Intrinsic value= [(18,200-18,300), 0] whichever is higher

Intrinsic value= 0

- Intrinsic value at the strike price of 18,300

Intrinsic value= [(18,300-18,300), 0] whichever is higher

Intrinsic value= 0

- Intrinsic value at the strike price of 18,400

Intrinsic value= [(18,400-18,300), 0] whichever is higher

Intrinsic value= 100

**Time value**

The time value of options is the additional premium an option buyer is willing to pay over the intrinsic value based on the probability of the contract expiring in-the-money before the expiration date.

The general perception of the time value of the option is that the options contract has a better chance of expiring in-the-money the further away it is from its expiration date. The time value of an options contract keeps decreasing the closer it approaches its expiration date as there is less time for the spot price to reach the strike price.

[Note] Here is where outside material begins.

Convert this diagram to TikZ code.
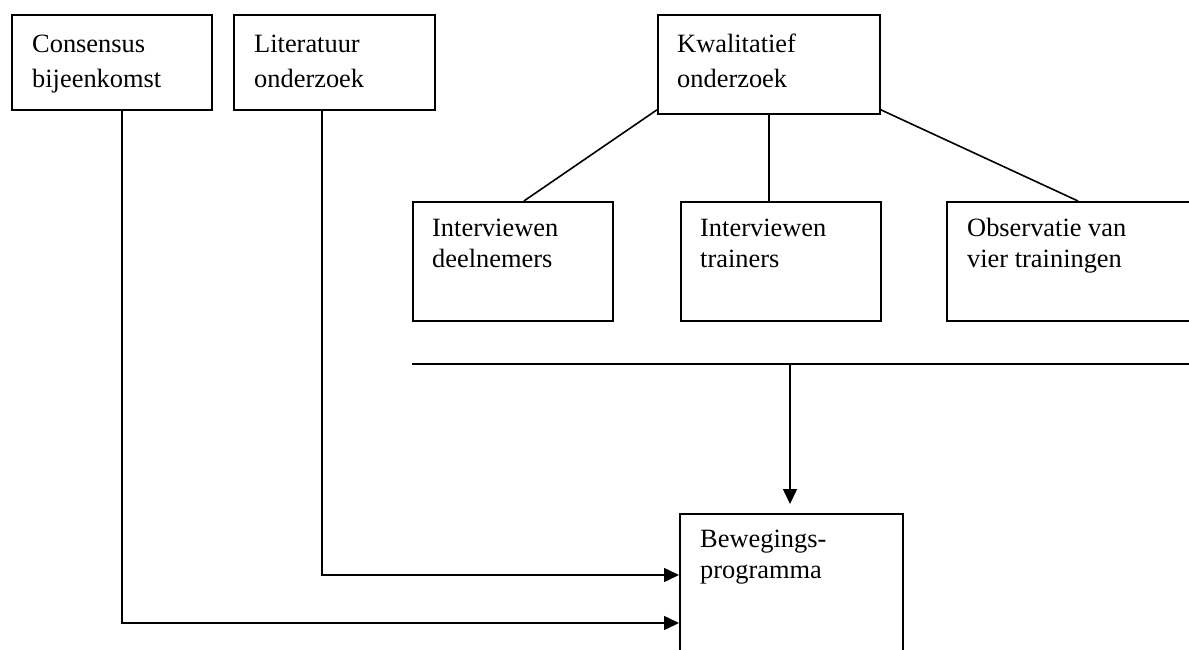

Following is the formula to calculate the time values of an option:

Time Value = Option Premium – Intrinsic Value

**Example for calculating the Time value**

The time value of a call option

Time Value = Option Premium – Intrinsic Value

- Time value at the strike price of 18,200

Premium/LTP at the strike price of 18,200 is Rs.126.95 and the Intrinsic value is Rs.100 (based on the previous calculation)

Time Value= 126.95- 100

Time Value= 26.95

- Time Value at the strike price of 18,300

Premium/LTP at the strike price of 18300 is Rs.62.90 and the Intrinsic value is Rs.0 (based on the previous calculation)

Time Value= 62.90- 0

Time Value=62.90

- Time Value at the strike price of 18,300

Premium/LTP at the strike price of 18400 is Rs.24.55 and the Intrinsic value is Rs.0 (based on the previous calculation)

Time Value= 24.55- 0

Time Value= 24.55

The time value of a put option

Time Value = Option Premium – Intrinsic Value

- Time value at the strike price of 18,200

Premium/LTP at the strike price of 18,200 is Rs.26.30 and the Intrinsic value is Rs.0 (based on the previous calculation)

Time Value= 26.30- 0

Time Value= 26.30

- Time Value at the strike price of 18,300

Premium/LTP at the strike price of 18300 is Rs.61.15 and the Intrinsic value is Rs.0 (based on the previous calculation)

Time Value= 61.15- 0

Time Value= 61.15

- Time Value at the strike price of 18,300

Premium/LTP at the strike price of 18400 is Rs.122.80 and the Intrinsic value is Rs.100 (based on the previous calculation)

Time Value= 122.80- 100

Time Value= 22.80

**In Closing**

In this article, we discussed what is an options contract, its basic terminologies, and the Intrinsic value and time value of option.

Understanding the intrinsic value and time value of options is crucial for options traders because it helps you choose the best strategy to employ and manage your risk, both of which raise the likelihood that you will be successful in options trading.